When you and your spouse have resolved an argument, getting naked is the appropriate next step! By having sex after an argument, you are solidifying and protecting the oneness of your marriage
Nothing between a husband and wife is forbidden in bed, so long as they are the only two involved. No other people of any kind, including all forms of pornography. As long as they are the only two involved, a couple can feel complete freedom to explore together to the extent that they’re both comfortable. Sex should provide safety and never force a spouse to do something they are uncomfortable with.
There is no shame when it comes to a couple enjoying the beauty of sex as a committed, unified team.
Take time to talk about likes, dislikes, struggles, and mind-blowing times with sex. Talking about it openly with your spouse might feel awkward at first, but this is part of being naked emotionally. You both want sex to be enjoyable, so talk about ways you can make it better for each other.
Get your hands on each other and kiss often without sex being the goal. Hold hands, give each other massages, cuddle up during a movie. While sex is great, the act of physically touching your spouse outside a sexual context builds trust and physical intimacy.
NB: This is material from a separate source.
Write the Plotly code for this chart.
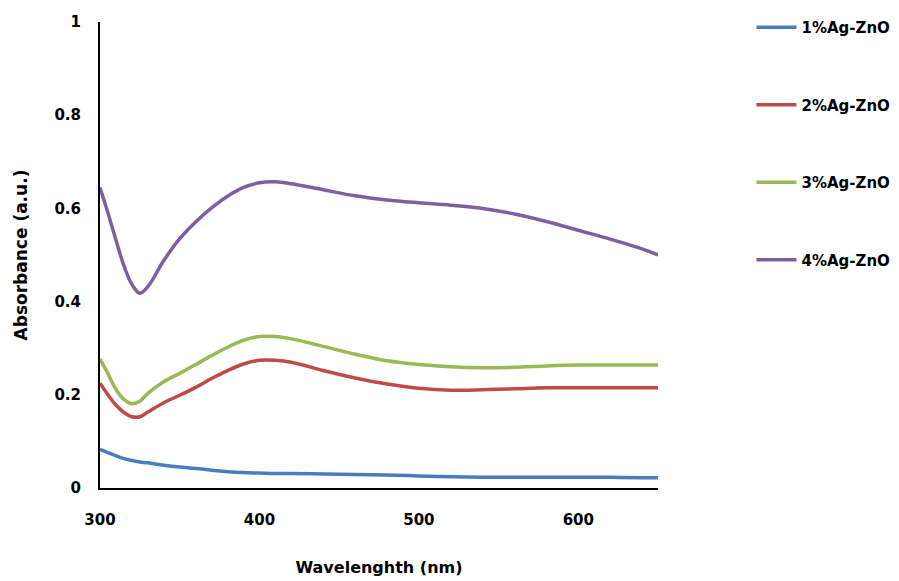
import plotly.graph_objects as go

wavelength = [300, 305, 310, 315, 320, 325, 330, 340, 350, 360, 370, 380, 390, 400,
              410, 420, 440, 460, 480, 500, 520, 540, 560, 580, 600, 620, 640, 650]

ag1 = [0.083, 0.076, 0.069, 0.063, 0.059, 0.056, 0.054, 0.049, 0.045, 0.042, 0.038, 0.035,
       0.033, 0.032, 0.031, 0.031, 0.030, 0.029, 0.028, 0.026, 0.024, 0.023, 0.023, 0.023,
       0.023, 0.023, 0.022, 0.022]
ag2 = [0.225, 0.200, 0.178, 0.162, 0.153, 0.153, 0.163, 0.183, 0.199, 0.216, 0.235, 0.252,
       0.266, 0.274, 0.274, 0.270, 0.252, 0.236, 0.223, 0.214, 0.210, 0.211, 0.213, 0.215,
       0.215, 0.215, 0.215, 0.215]
ag3 = [0.277, 0.245, 0.212, 0.190, 0.181, 0.186, 0.203, 0.228, 0.246, 0.265, 0.284, 0.302,
       0.317, 0.325, 0.325, 0.320, 0.304, 0.287, 0.273, 0.265, 0.260, 0.258, 0.259, 0.262,
       0.264, 0.264, 0.264, 0.264]
ag4 = [0.645, 0.590, 0.532, 0.477, 0.437, 0.418, 0.432, 0.488, 0.535, 0.571, 0.601, 0.626,
       0.645, 0.655, 0.657, 0.653, 0.640, 0.627, 0.618, 0.612, 0.607, 0.600, 0.588, 0.572,
       0.553, 0.534, 0.513, 0.500]

series_names = ["1%Ag-ZnO", "2%Ag-ZnO", "3%Ag-ZnO", "4%Ag-ZnO"]
series_values = [ag1, ag2, ag3, ag4]
colors = ["#4a7ebb", "#be4b48", "#98b954", "#7d60a0"]

x_ticks = [300, 400, 500, 600]
y_ticks = [0, 0.2, 0.4, 0.6, 0.8, 1]
y_tick_labels = ["0", "0.2", "0.4", "0.6", "0.8", "1"]

FONT = "DejaVu Sans"

fig = go.Figure()
for name, vals, col in zip(series_names, series_values, colors):
    fig.add_trace(go.Scatter(
        x=wavelength, y=vals, name=name, mode="lines",
        line=dict(color=col, width=3.5, shape="spline", smoothing=1.0),
        legendgroup=name,
    ))

fig.update_layout(
    width=899, height=581,
    margin=dict(l=92, r=249, t=14, b=101, autoexpand=False),
    paper_bgcolor="white", plot_bgcolor="white",
    font=dict(family=FONT, size=15, color="black", weight="bold"),
    showlegend=True,
    legend=dict(
        x=1.1675, y=1.0236, xanchor="left", yanchor="top",
        font=dict(family=FONT, size=15, color="black", weight="bold"),
        tracegroupgap=55, itemwidth=40, bgcolor="rgba(0,0,0,0)",
    ),
    xaxis=dict(
        range=[300, 650], tickvals=x_ticks, ticks="", showgrid=False, zeroline=False,
        showline=True, linecolor="black", linewidth=2,
        ticklabelstandoff=17,
        tickfont=dict(family=FONT, size=15, weight="bold"),
        title=dict(text="Wavelenghth (nm)", standoff=34,
                   font=dict(family=FONT, size=16, weight="bold")),
    ),
    yaxis=dict(
        range=[0, 1], tickvals=y_ticks, ticktext=y_tick_labels, ticks="",
        showgrid=False, zeroline=False,
        showline=True, linecolor="black", linewidth=2,
        ticklabelstandoff=14,
        tickfont=dict(family=FONT, size=15, weight="bold"),
        title=dict(text="Absorbance (a.u.)", standoff=22,
                   font=dict(family=FONT, size=17, weight="bold")),
    ),
)

fig.write_html("out.html")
There will be times that sex isn’t great and that’s ok. Sometimes sex is fantastic and sometimes it is maintenance. Both types have their place.
Do you have a preconceived expectation of what you think sex should look like? Maybe a certain time of day, a certain setting, music/no music, etc.? Time to get flexible (pun intended). You may find that certain times of the day work better for your schedules or a certain song may heighten the mood. Be open to new possibilities.
When it has been a while since a couple has been sexually intimate, this can lead to sexual tension. Spouses can get snippy with each other or become agitated more easily. Recognize this and head towards the bedroom when you find yourselves here.
When selfishness begins to filter into our sex lives, the result is unsatisfying and can create division between a husband and wife. If you spend all your effort working to please your spouse and they spend all of theirs working to please you, you’ll find yourselves really enjoying your time together.
Often great sex is a learning process that takes time. The Hollywood idea that everyone’s first time is phenomenal isn’t realistic. No matter where you are in your marriage, give yourselves grace and continue working at it. It’s TOTALLY worth it. A great sex life is made when a husband and wife take time to intentionally invest in being intimate.